[COLLECTED DATA]:
## Begin

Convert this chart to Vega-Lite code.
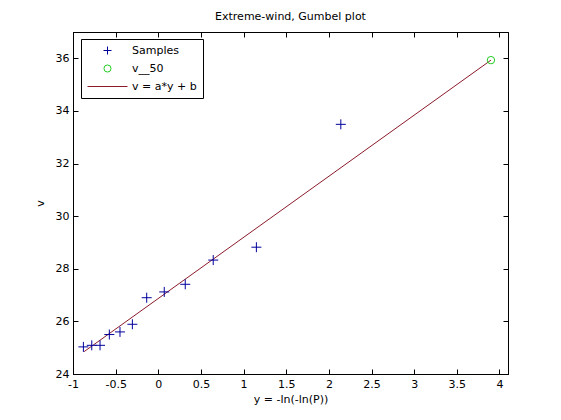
{
  "$schema": "https://vega.github.io/schema/vega-lite/v6.json",
  "autosize": {"type": "none"},
  "padding": {"left": 73, "top": 32, "right": 53, "bottom": 46},
  "width": 435,
  "height": 342,
  "background": "white",
  "config": {
    "font": "DejaVu Sans",
    "view": {"stroke": "black", "strokeWidth": 1},
    "axis": {
      "grid": false,
      "domainColor": "black",
      "tickColor": "black",
      "labelColor": "black",
      "titleColor": "black",
      "labelFont": "DejaVu Sans",
      "titleFont": "DejaVu Sans",
      "labelFontSize": 11,
      "titleFontSize": 11,
      "titleFontWeight": "normal",
      "tickSize": -5,
      "labelExpr": "datum.value + ''"
    },
    "legend": {
      "title": null,
      "orient": "none",
      "legendX": 8,
      "legendY": 7,
      "strokeColor": "black",
      "fillColor": "white",
      "padding": 6,
      "labelFontSize": 11,
      "labelFont": "DejaVu Sans",
      "labelColor": "black",
      "symbolOffset": 15,
      "labelOffset": 19,
      "rowPadding": 5,
      "symbolStrokeWidth": 1,
      "cornerRadius": 0
    }
  },
  "title": {
    "text": "Extreme-wind, Gumbel plot",
    "fontSize": 11,
    "fontWeight": "normal",
    "font": "DejaVu Sans",
    "color": "black",
    "offset": 10
  },
  "data": {
    "values": [
      {"series": "Samples", "y": -0.878, "v": 25.03},
      {"series": "Samples", "y": -0.78, "v": 25.09},
      {"series": "Samples", "y": -0.683, "v": 25.09},
      {"series": "Samples", "y": -0.574, "v": 25.5},
      {"series": "Samples", "y": -0.449, "v": 25.6},
      {"series": "Samples", "y": -0.304, "v": 25.89},
      {"series": "Samples", "y": -0.136, "v": 26.9},
      {"series": "Samples", "y": 0.07, "v": 27.12},
      {"series": "Samples", "y": 0.316, "v": 27.41},
      {"series": "Samples", "y": 0.644, "v": 28.33},
      {"series": "Samples", "y": 1.15, "v": 28.82},
      {"series": "Samples", "y": 2.14, "v": 33.49},
      {"series": "v__50", "y": 3.9, "v": 35.93},
      {"series": "v = a*y + b", "y": -0.87, "v": 24.85},
      {"series": "v = a*y + b", "y": 3.9, "v": 35.93}
    ]
  },
  "resolve": {"axis": {"x": "independent", "y": "independent"}},
  "layer": [
    {
      "transform": [{"filter": "datum.series === 'v = a*y + b'"}],
      "mark": {"type": "line", "strokeWidth": 1},
      "encoding": {
        "x": {
          "field": "y", "type": "quantitative",
          "scale": {"domain": [-1, 4.1], "nice": false, "zero": false},
          "axis": {
            "title": "y = -ln(-ln(P))",
            "values": [-1, -0.5, 0, 0.5, 1, 1.5, 2, 2.5, 3, 3.5, 4],
            "labelPadding": 9,
            "titlePadding": 4,
            "labelFlush": false
          }
        },
        "y": {
          "field": "v", "type": "quantitative",
          "scale": {"domain": [24, 37], "nice": false, "zero": false},
          "axis": {
            "title": "v",
            "values": [24, 26, 28, 30, 32, 34, 36],
            "labelPadding": 9,
            "titlePadding": 10
          }
        },
        "color": {
          "field": "series", "type": "nominal",
          "scale": {"domain": ["Samples", "v__50", "v = a*y + b"], "range": ["#00009c", "#22cc22", "#8b1a2a"]},
          "legend": {
            "encode": {
              "symbols": {
                "update": {
                  "size": {"signal": "datum.value === 'v = a*y + b' ? 1600 : datum.value === 'Samples' ? 64 : 50"}
                }
              }
            }
          }
        }
      }
    },
    {
      "transform": [{"filter": "datum.series === 'Samples'"}],
      "mark": {"type": "point", "filled": false, "strokeWidth": 1, "opacity": 1, "size": 100},
      "encoding": {
        "x": {
          "field": "y", "type": "quantitative",
          "axis": {
            "orient": "top", "title": null, "labels": false,
            "values": [-1, -0.5, 0, 0.5, 1, 1.5, 2, 2.5, 3, 3.5, 4]
          }
        },
        "y": {
          "field": "v", "type": "quantitative",
          "axis": {
            "orient": "right", "title": null, "labels": false,
            "values": [24, 26, 28, 30, 32, 34, 36]
          }
        },
        "color": {
          "field": "series", "type": "nominal",
          "legend": {
            "encode": {
              "symbols": {
                "update": {
                  "size": {"signal": "datum.value === 'v = a*y + b' ? 1600 : datum.value === 'Samples' ? 64 : 50"}
                }
              }
            }
          }
        },
        "shape": {
          "field": "series", "type": "nominal",
          "scale": {"domain": ["Samples", "v__50", "v = a*y + b"], "range": ["M-1,0H1M0,-1V1", "circle", "stroke"]}
        }
      }
    },
    {
      "transform": [{"filter": "datum.series === 'v__50'"}],
      "mark": {"type": "point", "filled": false, "strokeWidth": 1, "opacity": 1, "size": 55},
      "encoding": {
        "x": {"field": "y", "type": "quantitative", "axis": null},
        "y": {"field": "v", "type": "quantitative", "axis": null},
        "color": {"field": "series", "type": "nominal"},
        "shape": {"field": "series", "type": "nominal"}
      }
    }
  ]
}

## End

[WHAT YOU WILL DO]: Make an exact copy of the data, leaving its pictures out.

[SOLUTION TO THIS EXERCISE]:
Convert this chart to Vega-Lite code.
{
  "$schema": "https://vega.github.io/schema/vega-lite/v6.json",
  "autosize": {"type": "none"},
  "padding": {"left": 73, "top": 32, "right": 53, "bottom": 46},
  "width": 435,
  "height": 342,
  "background": "white",
  "config": {
    "font": "DejaVu Sans",
    "view": {"stroke": "black", "strokeWidth": 1},
    "axis": {
      "grid": false,
      "domainColor": "black",
      "tickColor": "black",
      "labelColor": "black",
      "titleColor": "black",
      "labelFont": "DejaVu Sans",
      "titleFont": "DejaVu Sans",
      "labelFontSize": 11,
      "titleFontSize": 11,
      "titleFontWeight": "normal",
      "tickSize": -5,
      "labelExpr": "datum.value + ''"
    },
    "legend": {
      "title": null,
      "orient": "none",
      "legendX": 8,
      "legendY": 7,
      "strokeColor": "black",
      "fillColor": "white",
      "padding": 6,
      "labelFontSize": 11,
      "labelFont": "DejaVu Sans",
      "labelColor": "black",
      "symbolOffset": 15,
      "labelOffset": 19,
      "rowPadding": 5,
      "symbolStrokeWidth": 1,
      "cornerRadius": 0
    }
  },
  "title": {
    "text": "Extreme-wind, Gumbel plot",
    "fontSize": 11,
    "fontWeight": "normal",
    "font": "DejaVu Sans",
    "color": "black",
    "offset": 10
  },
  "data": {
    "values": [
      {"series": "Samples", "y": -0.878, "v": 25.03},
      {"series": "Samples", "y": -0.78, "v": 25.09},
      {"series": "Samples", "y": -0.683, "v": 25.09},
      {"series": "Samples", "y": -0.574, "v": 25.5},
      {"series": "Samples", "y": -0.449, "v": 25.6},
      {"series": "Samples", "y": -0.304, "v": 25.89},
      {"series": "Samples", "y": -0.136, "v": 26.9},
      {"series": "Samples", "y": 0.07, "v": 27.12},
      {"series": "Samples", "y": 0.316, "v": 27.41},
      {"series": "Samples", "y": 0.644, "v": 28.33},
      {"series": "Samples", "y": 1.15, "v": 28.82},
      {"series": "Samples", "y": 2.14, "v": 33.49},
      {"series": "v__50", "y": 3.9, "v": 35.93},
      {"series": "v = a*y + b", "y": -0.87, "v": 24.85},
      {"series": "v = a*y + b", "y": 3.9, "v": 35.93}
    ]
  },
  "resolve": {"axis": {"x": "independent", "y": "independent"}},
  "layer": [
    {
      "transform": [{"filter": "datum.series === 'v = a*y + b'"}],
      "mark": {"type": "line", "strokeWidth": 1},
      "encoding": {
        "x": {
          "field": "y", "type": "quantitative",
          "scale": {"domain": [-1, 4.1], "nice": false, "zero": false},
          "axis": {
            "title": "y = -ln(-ln(P))",
            "values": [-1, -0.5, 0, 0.5, 1, 1.5, 2, 2.5, 3, 3.5, 4],
            "labelPadding": 9,
            "titlePadding": 4,
            "labelFlush": false
          }
        },
        "y": {
          "field": "v", "type": "quantitative",
          "scale": {"domain": [24, 37], "nice": false, "zero": false},
          "axis": {
            "title": "v",
            "values": [24, 26, 28, 30, 32, 34, 36],
            "labelPadding": 9,
            "titlePadding": 10
          }
        },
        "color": {
          "field": "series", "type": "nominal",
          "scale": {"domain": ["Samples", "v__50", "v = a*y + b"], "range": ["#00009c", "#22cc22", "#8b1a2a"]},
          "legend": {
            "encode": {
              "symbols": {
                "update": {
                  "size": {"signal": "datum.value === 'v = a*y + b' ? 1600 : datum.value === 'Samples' ? 64 : 50"}
                }
              }
            }
          }
        }
      }
    },
    {
      "transform": [{"filter": "datum.series === 'Samples'"}],
      "mark": {"type": "point", "filled": false, "strokeWidth": 1, "opacity": 1, "size": 100},
      "encoding": {
        "x": {
          "field": "y", "type": "quantitative",
          "axis": {
            "orient": "top", "title": null, "labels": false,
            "values": [-1, -0.5, 0, 0.5, 1, 1.5, 2, 2.5, 3, 3.5, 4]
          }
        },
        "y": {
          "field": "v", "type": "quantitative",
          "axis": {
            "orient": "right", "title": null, "labels": false,
            "values": [24, 26, 28, 30, 32, 34, 36]
          }
        },
        "color": {
          "field": "series", "type": "nominal",
          "legend": {
            "encode": {
              "symbols": {
                "update": {
                  "size": {"signal": "datum.value === 'v = a*y + b' ? 1600 : datum.value === 'Samples' ? 64 : 50"}
                }
              }
            }
          }
        },
        "shape": {
          "field": "series", "type": "nominal",
          "scale": {"domain": ["Samples", "v__50", "v = a*y + b"], "range": ["M-1,0H1M0,-1V1", "circle", "stroke"]}
        }
      }
    },
    {
      "transform": [{"filter": "datum.series === 'v__50'"}],
      "mark": {"type": "point", "filled": false, "strokeWidth": 1, "opacity": 1, "size": 55},
      "encoding": {
        "x": {"field": "y", "type": "quantitative", "axis": null},
        "y": {"field": "v", "type": "quantitative", "axis": null},
        "color": {"field": "series", "type": "nominal"},
        "shape": {"field": "series", "type": "nominal"}
      }
    }
  ]
}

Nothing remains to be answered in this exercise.